Shinya Hashimoto and Naoya Ogawa since January 4, 1999 have been at war with one another, with Ogawa famously shooting on Shinya Hashimoto, and ever since then the pair have been facing off against each other in one-on-one matches with Ogawa always coming out victorious. In order to have one final shot against Ogawa, Hashimoto would have to face off against him in a tag match, with Hashimoto selecting Takashi Iizuka to go off against Ogawa and Kazunari Murakami, a protégé of Inoki and former member of UFO (Universal Fighting Organization, a MMA and Pro Wrestling hybrid company ran by Antonio Inoki) and PRIDE

Murakami, on the last televised show of 1999, December 10, would storm the ring and call out Iizuka before Iizuka's match, with the pair having to be separated. Afterwards Ogawa would come into the ring too, before being pulled away by company president Tatsumi Fujinami.

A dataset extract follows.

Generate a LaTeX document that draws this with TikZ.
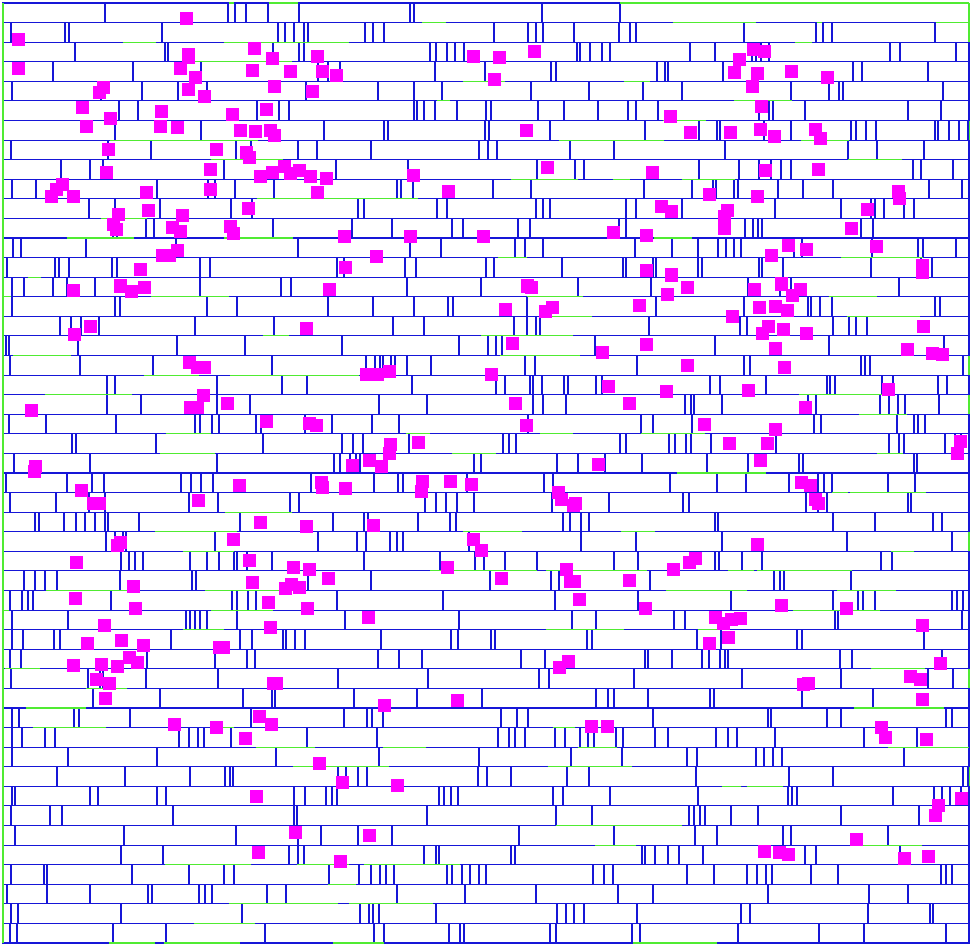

With all of the stakes high, the show was a culmination of a year's worth of storylines coming to an end or adding another chapter into them.

==Results==

| No. | Results | Stipulations | Times |
| 1 | Shinjiro Otani and Tatsuhito Takaiwa (c) defeated Kendo Kashin and Minoru Tanaka | Tag team match for the IWGP Junior Heavyweight Tag Team Championship | 13:19 |
| 2 | Shiro Koshinaka defeated Satoshi Kojima | Singles match | 10:17 |
| 3 | Hiroyoshi Tenzan defeated Wild Pegasus | Singles match | 10:55 |
| 4 | Jushin Thunder Liger (c) defeated Koji Kanemoto | Singles match for the IWGP Junior Heavyweight Championship | 03:56 |
| 5 | Manabu Nakanishi defeated Kenzo Suzuki | Singles match | 06:41 |
| 6 | Yuji Nagata defeated Kazuo Yamazaki | Singles match | 06:44 |
| 7 | Kimo defeated Kazuyuki Fujita by disqualification | Singles match | 04:02 |
| 8 | Scott Norton defeated Don Frye | Singles match | 08:50 |
| 9 | Rick Steiner defeated Randy Savage | Singles match | 11:08 |
| 10 | Shinya Hashimoto and Takashi Iizuka defeated Kazunari Murakami and Naoya Ogawa | Tag team match | 11:29 |
| 11 | Masahiro Chono defeated Keiji Mutoh | Singles match | 25:00 |
| 12 | Kensuke Sasaki defeated Genichiro Tenryu (c) | Singles match for the IWGP Heavyweight Championship | 14:43 |
| (c) | – the champion(s) heading into the match |

==Aftermath==

Following Wrestling World 2000, Keiji Muto would go on hiatus, not returning underneath his name of Keiji Muto until 2001. Meanwhile, the remainders of nWo Japan would continue to fight Team2000, most notable among them being the team of TenKoji and Hiro Saito. However, by February, those left of nWo Japan would reunite with Team2000.